A number of Dūr-Abiešuḫ texts, as yet unpublished, are held in the Rosen Babylonian Collection which is
now part of the Yale University collection.

==Location==
While the location (or locations) of Dūr-Abī-ešuḫ is unknown some things are certain. It is close to the city of Nippur. It has generally been thought to be to the east. It is clearly associated with the Tigris river. It was definitely on the watercourse of the Tigris as it was in the Late Old Babylonian period. The recent view that there are actually a pair of sites causes complication.
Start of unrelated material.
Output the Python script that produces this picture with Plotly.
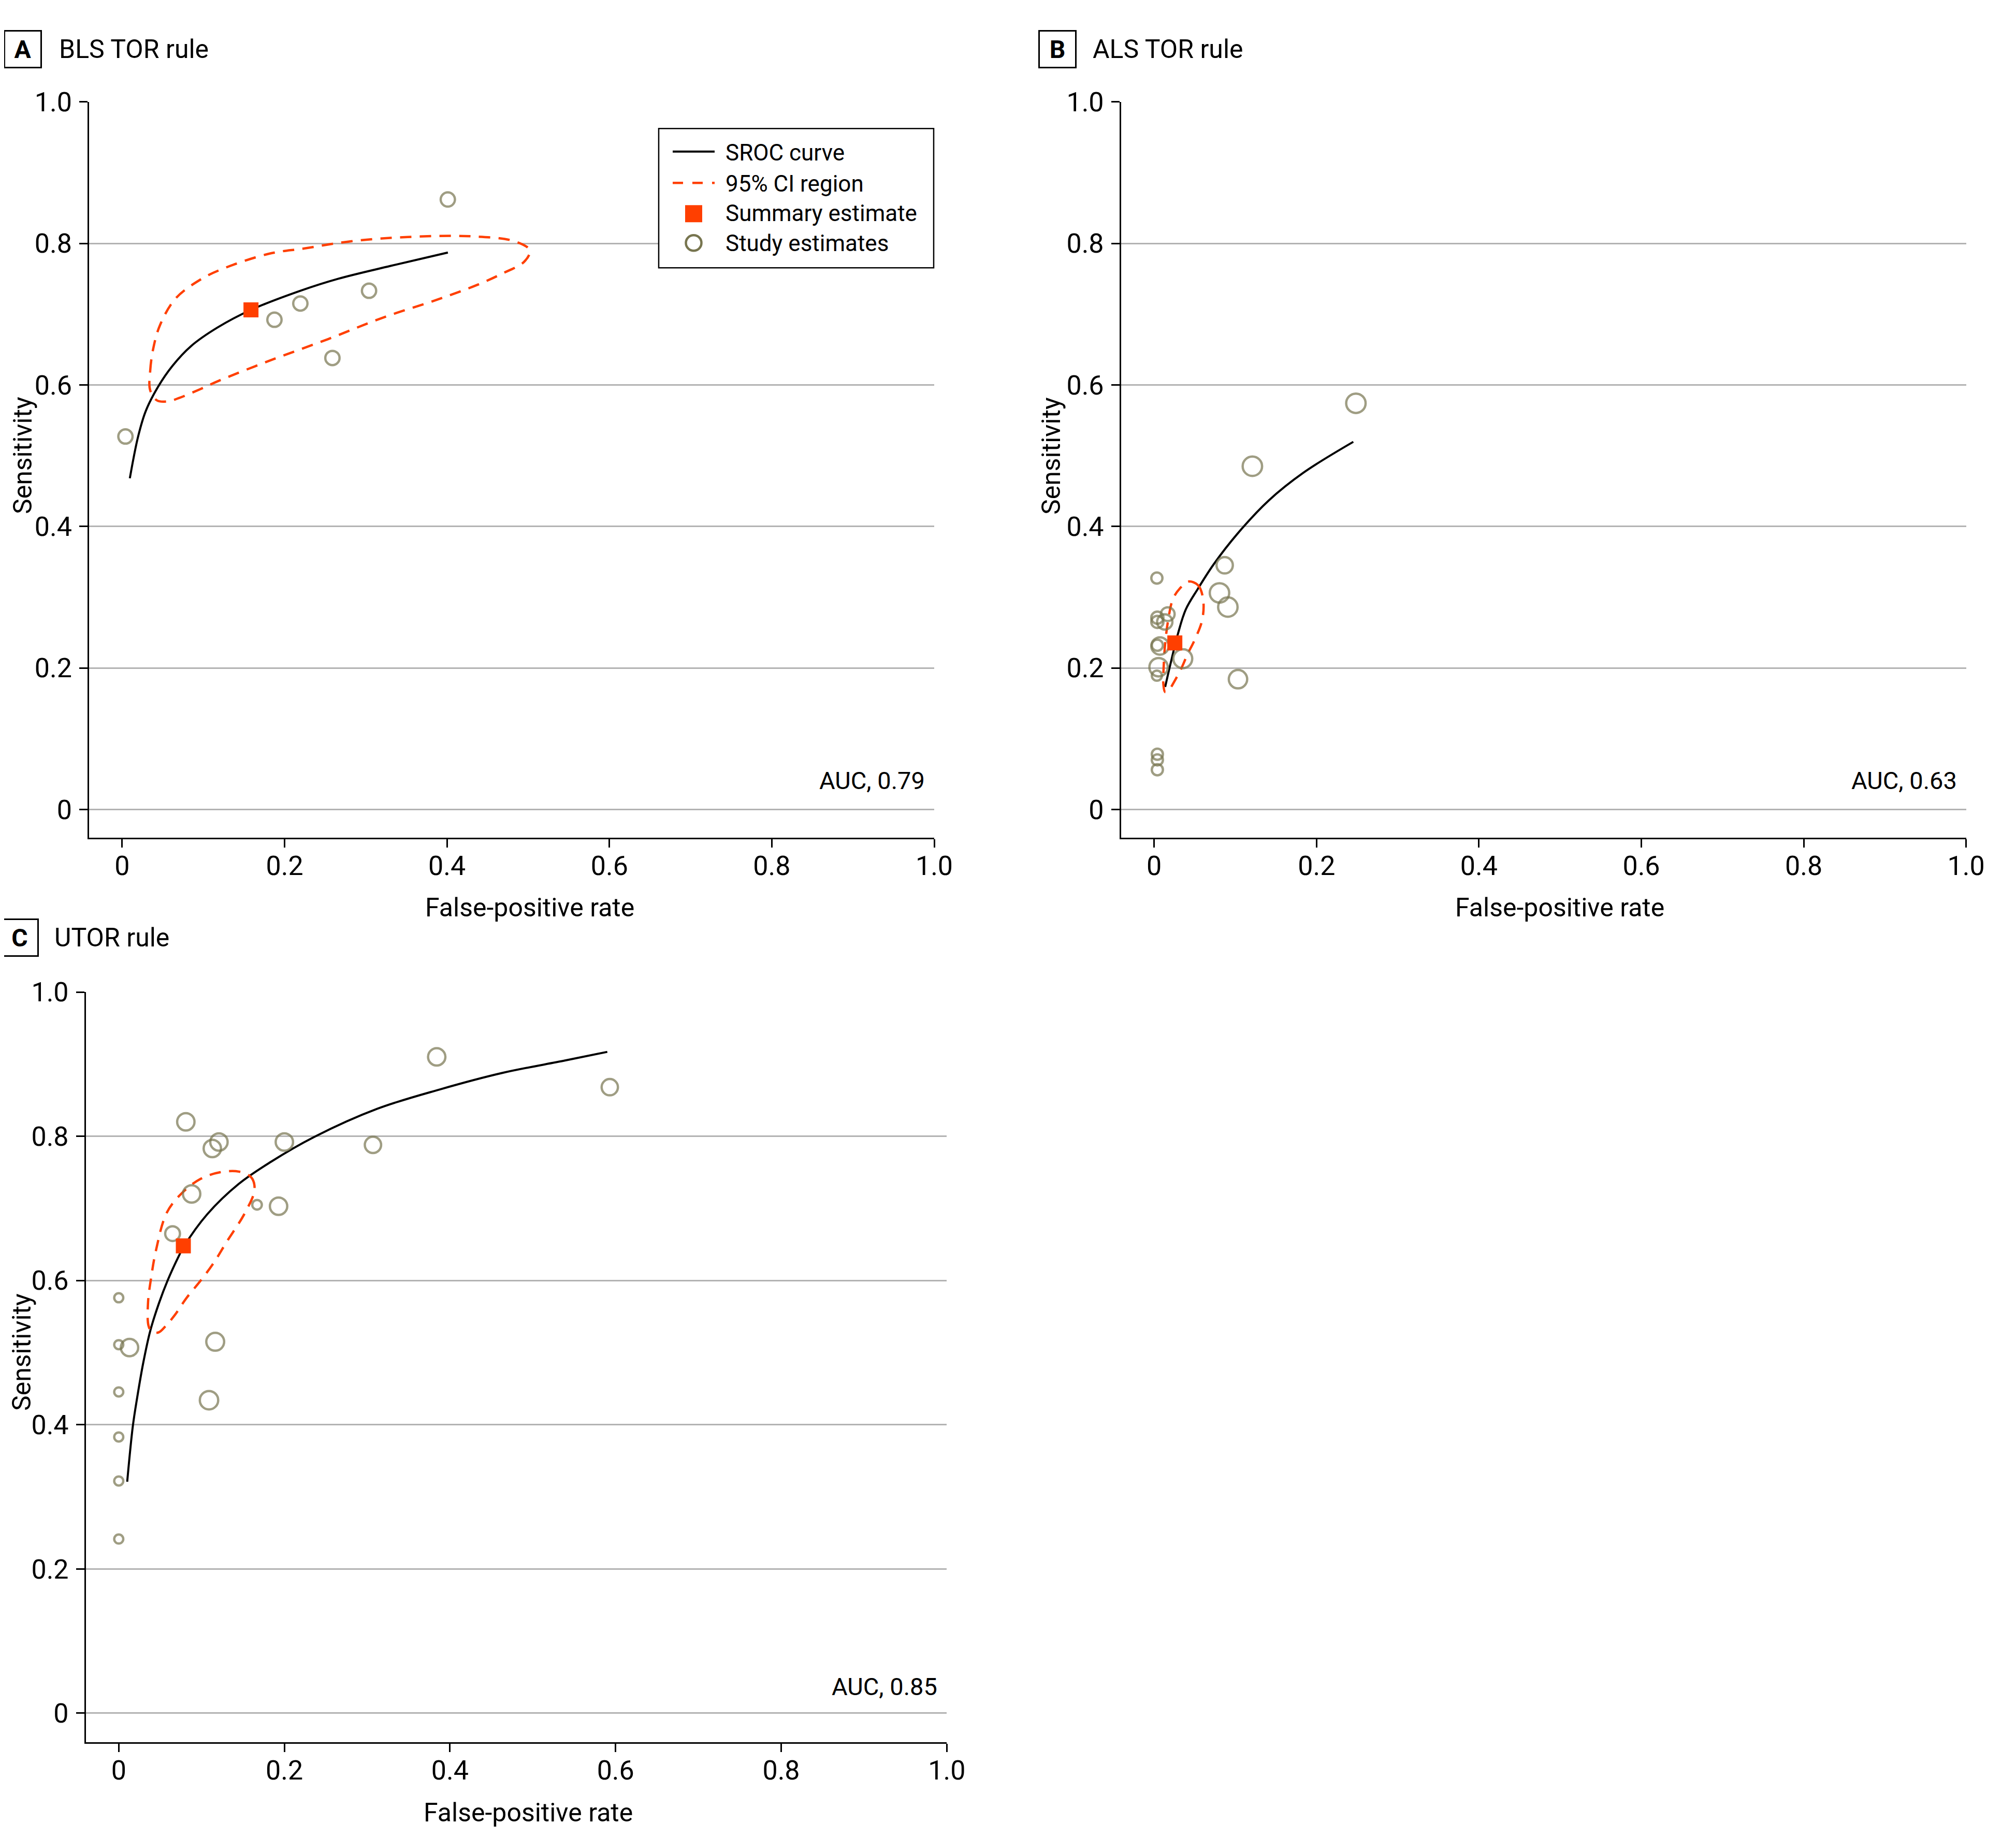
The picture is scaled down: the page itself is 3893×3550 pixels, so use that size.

Dur-Abi-ešuh^{(canal)} is known to be at the junction of the Tigris river and the Hammu-rabi-nuhuš-niši (Hammurapi is abundance for the people) canal built in the 32nd year of his reign by Hammurabi to provide water to Nippur and point south. Unfortunately the location of that canal is unknown. Two fortresses were known to be on the canal, Dūr-Sîn-muballiṭ (at the intake of the canal) and Dur-Abi-ešuh (at the outtake of the canal). Dūr-Sîn-muballiṭ was built in year 9 of Sin-Muballit, father of Hammurabi, and apparently before the canal was constructed. Another fortress, Zibbat-narim, is known to have been on the Euphrates in the vicinity of Nippur and Dur-Abi-ešuh. The fortress Dur-šarrim, on the Tigris, is mentioned in texts from the site but its location is unknown. In two texts there is a travel itinerary "Dūr-Abīešuḫ at the Tigris dam to Dūr-Abīešuḫ at the outlet of the Ḫammurāpi-nuḫuš-nišī canal".